À ce stade de mon intervention, je voudrais donc plaider en faveur du crédit d’impôt recherche, qui, tant dans son architecture que dans ses effets, est probablement l’un des outils fiscaux de politique économique les mieux calibrés, examinés et analysés.
À cet égard, je tiens à saluer la préparation d’un certain nombre de rapports sur la question, aussi bien à l’Assemblée nationale qu’au sein de l’Inspection générale des finances ou de votre commission des finances. Je pense notamment, monsieur le président Arthuis, à l’excellent rapport de M. Christian Gaudin.
Dans tous ces rapports, on trouve sensiblement les mêmes cinq conclusions, que je voudrais rappeler brièvement.
M. François Marc. Ça coûte cher !
Mme Nicole Bricq. À certains, oui ! Il y a des effets d’aubaine !
Mme Christine Lagarde, ministre. Nous disposons d’éléments de réponse sur ce point. J’insiste une nouvelle fois sur le fait que le crédit d’impôt recherche est l’un des rares outils fiscaux dont on mesure avec un peu de sérieux les effets. Mais ce n’est pas parce qu’on en mesure les effets qu’il faut impérativement décapiter le dispositif !
Première conclusion, un euro de crédit d’impôt recherche génère de un à trois euros de dépenses de recherche supplémentaires. À ceux qui dénoncent un effet d’aubaine, je réponds donc que ce n’est pas du tout le cas : les entreprises qui utilisent le crédit d’impôt recherche multiplient leurs investissements personnels.
M. Jean Arthuis, président de la commission des finances. En Europe centrale !

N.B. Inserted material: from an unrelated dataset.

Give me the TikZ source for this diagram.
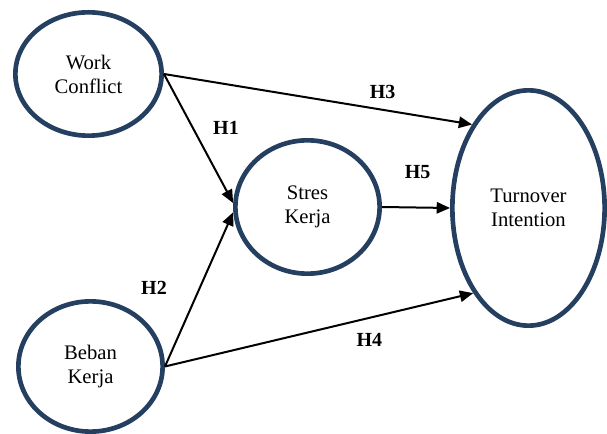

Mme Christine Lagarde, ministre. Deuxième conclusion, un euro investi dans le crédit d'impôt recherche se traduit par une augmentation du produit intérieur brut de deux euros à l’horizon de quinze ans. Voilà pour le retour sur investissement !
Troisième conclusion, en 2008, première année d’application de la réforme du crédit d’impôt recherche, on a pu constater que les entreprises ont accru de 1,5 milliard d’euros leur effort de recherche et développement.

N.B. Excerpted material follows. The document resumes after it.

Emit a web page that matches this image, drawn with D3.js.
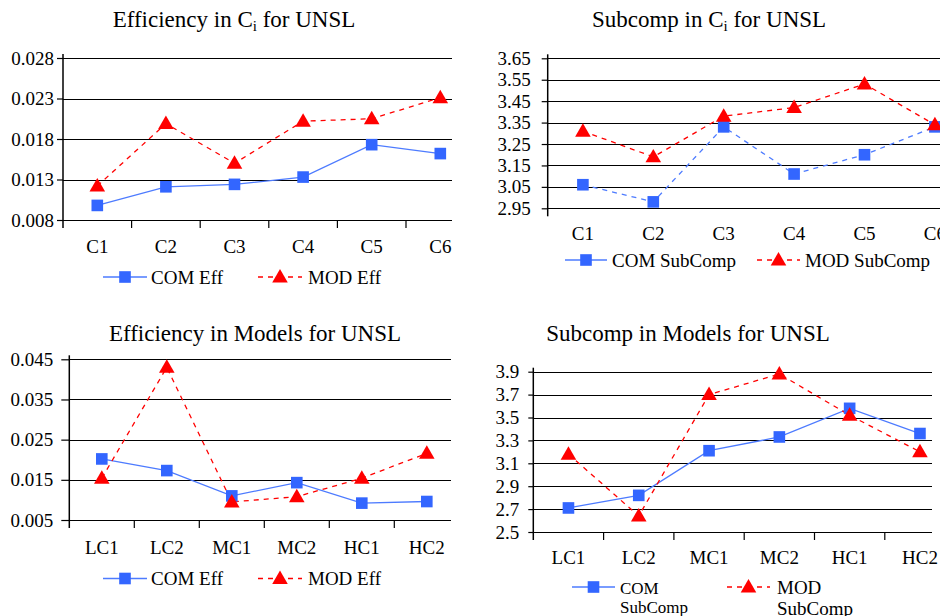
<!DOCTYPE html>
<html>
<head>
<meta charset="utf-8">
<script src="https://cdn.jsdelivr.net/npm/d3@7"></script>
</head>
<body style="margin:0;background:#fff">
<svg id="chart" width="940" height="616" style="display:block"></svg>
<script>
// ---------- data ----------
const catsC = ["C1", "C2", "C3", "C4", "C5", "C6"];
const catsM = ["LC1", "LC2", "MC1", "MC2", "HC1", "HC2"];

const effCiCOM = [0.0098, 0.0121, 0.0124, 0.0133, 0.0173, 0.0162];
const effCiMOD = [0.0122, 0.0199, 0.0150, 0.0202, 0.0205, 0.0231];

const subCiCOM = [3.06, 2.98, 3.33, 3.11, 3.20, 3.33];
const subCiMOD = [3.31, 3.19, 3.38, 3.42, 3.53, 3.34];

const effMCOM = [0.0202, 0.0173, 0.0110, 0.0143, 0.0092, 0.0096];
const effMMOD = [0.0154, 0.0430, 0.0095, 0.0108, 0.0154, 0.0216];

const subMCOM = [2.71, 2.82, 3.21, 3.33, 3.58, 3.36];
const subMMOD = [3.18, 2.64, 3.70, 3.88, 3.52, 3.20];

const effCiTicks = [0.008, 0.013, 0.018, 0.023, 0.028];
const subCiTicks = [2.95, 3.05, 3.15, 3.25, 3.35, 3.45, 3.55, 3.65];
const effMTicks = [0.005, 0.015, 0.025, 0.035, 0.045];
const subMTicks = [2.5, 2.7, 2.9, 3.1, 3.3, 3.5, 3.7, 3.9];

const titles = [
  ["Efficiency in C", "i", " for UNSL"],
  ["Subcomp in C", "i", " for UNSL"],
  ["Efficiency in Models for UNSL"],
  ["Subcomp in Models for UNSL"]
];
const legendCOM = ["COM Eff", "COM SubComp", "COM Eff", "COM|SubComp"];
const legendMOD = ["MOD Eff", "MOD SubComp", "MOD Eff", "MOD|SubComp"];

// ---------- panels (layout) ----------
const BLUE = "#3366ff", BLUE_LINE = "#4d7bff", RED = "#ff0000";
const FONT = "'Liberation Serif'";

const panels = [
  { cats: catsC, com: effCiCOM, mod: effCiMOD, ticks: effCiTicks, fmt: d3.format(".3f"),
    axisX: 63, yTop: 58, yBot: 220, step: 68.6, gridRight: 452,
    tickLen: 6, tickPad: 3, xTicks: true, catPad: 19.5, comDash: null,
    title: titles[0], titleX: 234, titleY: 27,
    leg: { y: 277, comX1: 103, comX2: 147, modX1: 258, modX2: 302, comText: 151, modText: 308, fs: 19 } },
  { cats: catsC, com: subCiCOM, mod: subCiMOD, ticks: subCiTicks, fmt: d3.format(".2f"),
    axisX: 547.7, yTop: 58.3, yBot: 208.3, step: 70.4, gridRight: 980,
    tickLen: 6, tickPad: 11, xTicks: false, catPad: 17.8, comDash: "5,5",
    title: titles[1], titleX: 709, titleY: 27,
    leg: { y: 260, comX1: 565, comX2: 607, modX1: 757, modX2: 800, comText: 612, modText: 805, fs: 19 } },
  { cats: catsM, com: effMCOM, mod: effMMOD, ticks: effMTicks, fmt: d3.format(".3f"),
    axisX: 69.3, yTop: 359.3, yBot: 520, step: 65, gridRight: 451,
    tickLen: 8, tickPad: 8, xTicks: true, catPad: 21, comDash: null,
    title: titles[2], titleX: 255, titleY: 341,
    leg: { y: 578.5, comX1: 103, comX2: 147, modX1: 258, modX2: 302, comText: 151, modText: 308, fs: 19 } },
  { cats: catsM, com: subMCOM, mod: subMMOD, ticks: subMTicks, fmt: d3.format(".1f"),
    axisX: 533.3, yTop: 371.7, yBot: 532, step: 70.3, gridRight: 932,
    tickLen: 5, tickPad: 9, xTicks: true, catPad: 19, comDash: null,
    title: titles[3], titleX: 688, titleY: 341,
    leg: { y: 587, comX1: 572, comX2: 615, modX1: 727, modX2: 770, comText: 620, modText: 777, fs: 17, fsMod: 19 } }
];

const svg = d3.select("#chart");
const square = d3.symbol().type(d3.symbolSquare).size(135);
const triangle = d3.symbol().type(d3.symbolTriangle).size(105);

panels.forEach((p, idx) => {
  const g = svg.append("g");
  const x = d3.scaleBand().domain(p.cats).range([p.axisX, p.axisX + p.step * p.cats.length]);
  const cx = c => x(c) + x.bandwidth() / 2;
  const y = d3.scaleLinear().domain([p.ticks[0], p.ticks[p.ticks.length - 1]]).range([p.yBot, p.yTop]);

  // title
  const t = g.append("text").attr("x", p.titleX).attr("y", p.titleY)
    .attr("text-anchor", "middle").style("font-family", FONT).style("font-size", "23px").attr("fill", "#000");
  t.append("tspan").text(p.title[0]);
  if (p.title.length > 1) {
    t.append("tspan").attr("dy", 4).style("font-size", "15px").text(p.title[1]);
    t.append("tspan").attr("dy", -4).text(p.title[2]);
  }

  // gridlines
  g.append("g").selectAll("line").data(p.ticks).join("line")
    .attr("x1", p.axisX).attr("x2", p.gridRight)
    .attr("y1", d => Math.round(y(d)) + 0.5).attr("y2", d => Math.round(y(d)) + 0.5)
    .attr("stroke", "#000").attr("stroke-width", 1.2);

  // y axis
  const ya = g.append("g").attr("transform", `translate(${p.axisX},0)`)
    .call(d3.axisLeft(y).tickValues(p.ticks).tickFormat(p.fmt).tickSize(p.tickLen).tickPadding(p.tickPad));
  ya.select(".domain").remove();
  ya.selectAll("text").style("font-family", FONT).style("font-size", "19px").attr("fill", "#000");
  ya.selectAll(".tick line").attr("stroke", "#000").attr("stroke-width", 1.2);
  g.append("line").attr("x1", p.axisX).attr("x2", p.axisX)
    .attr("y1", p.yTop - 4).attr("y2", p.yBot + 8)
    .attr("stroke", "#000").attr("stroke-width", 1.5);

  // x axis labels
  const xa = g.append("g").attr("transform", `translate(0,${p.yBot})`)
    .call(d3.axisBottom(x).tickSize(0).tickPadding(p.catPad));
  xa.select(".domain").remove();
  xa.selectAll("text").style("font-family", FONT).style("font-size", "19px").attr("fill", "#000");

  // x tick marks at band boundaries
  if (p.xTicks) {
    g.append("g").selectAll("line").data(p.cats.slice(1)).join("line")
      .attr("x1", d => x(d)).attr("x2", d => x(d))
      .attr("y1", p.yBot).attr("y2", p.yBot + 8)
      .attr("stroke", "#000").attr("stroke-width", 1.2);
  }

  // lines
  const line = d3.line().x((d, i) => cx(p.cats[i])).y(d => y(d));
  g.append("path").datum(p.com).attr("d", line).attr("fill", "none")
    .attr("stroke", BLUE_LINE).attr("stroke-width", 1.3)
    .attr("stroke-dasharray", p.comDash);
  g.append("path").datum(p.mod).attr("d", line).attr("fill", "none")
    .attr("stroke", RED).attr("stroke-width", 1.3).attr("stroke-dasharray", "5,5");

  // markers
  g.append("g").selectAll("path").data(p.com).join("path")
    .attr("d", square).attr("transform", (d, i) => `translate(${cx(p.cats[i])},${y(d)})`)
    .attr("fill", BLUE);
  g.append("g").selectAll("path").data(p.mod).join("path")
    .attr("d", triangle).attr("transform", (d, i) => `translate(${cx(p.cats[i])},${y(d) + 1})`)
    .attr("fill", RED);

  // legend
  const L = p.leg;
  const lg = g.append("g");
  lg.append("line").attr("x1", L.comX1).attr("x2", L.comX2).attr("y1", L.y).attr("y2", L.y)
    .attr("stroke", BLUE_LINE).attr("stroke-width", 1.3);
  lg.append("path").attr("d", square).attr("transform", `translate(${(L.comX1 + L.comX2) / 2},${L.y})`).attr("fill", BLUE);
  lg.append("line").attr("x1", L.modX1).attr("x2", L.modX2).attr("y1", L.y).attr("y2", L.y)
    .attr("stroke", RED).attr("stroke-width", 1.3).attr("stroke-dasharray", "5,5");
  lg.append("path").attr("d", triangle).attr("transform", `translate(${(L.modX1 + L.modX2) / 2},${L.y + 1})`).attr("fill", RED);

  const addText = (str, xPos, fs) => {
    const parts = str.split("|");
    const tx = lg.append("text").attr("x", xPos).attr("y", L.y + 6.5)
      .style("font-family", FONT).style("font-size", fs + "px").attr("fill", "#000");
    parts.forEach((s, k) => {
      tx.append("tspan").attr("x", xPos).attr("dy", k === 0 ? 0 : fs * 1.15).text(s);
    });
  };
  addText(legendCOM[idx], L.comText, L.fs);
  addText(legendMOD[idx], L.modText, L.fsMod || L.fs);
});
</script>
</body>
</html>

Quatrième conclusion, la même année, c’est-à-dire en 2008, 3 000 entreprises supplémentaires sont entrées dans le dispositif ; 60 % d’entre elles n’avaient jamais mené de programme de recherche et développement auparavant.
Cinquième conclusion, pas moins de deux tiers de ces nouveaux bénéficiaires du crédit d'impôt recherche sont des petites et moyennes entreprises.
Je sais par avance, mesdames, messieurs les sénateurs, quels arguments vont m’être opposés : certains chiffres grandiloquents vont être évoqués. J’attire votre attention sur le fait qu’un certain nombre d’entre eux – les plus élevés, ceux que vous allez probablement utiliser dans vos argumentations – incluent le remboursement anticipé du crédit d'impôt recherche au titre du plan de relance.
Je crois donc qu’il faut raison garder : la juste appréciation de la qualité et de la valeur d’un outil exige de bien mesurer et de bien comprendre quel est le risque, quel est le coût, quel est le retour sur investissement, et ce sans se focaliser sur une année de « dégorgement des tuyaux », si vous me permettez cette expression.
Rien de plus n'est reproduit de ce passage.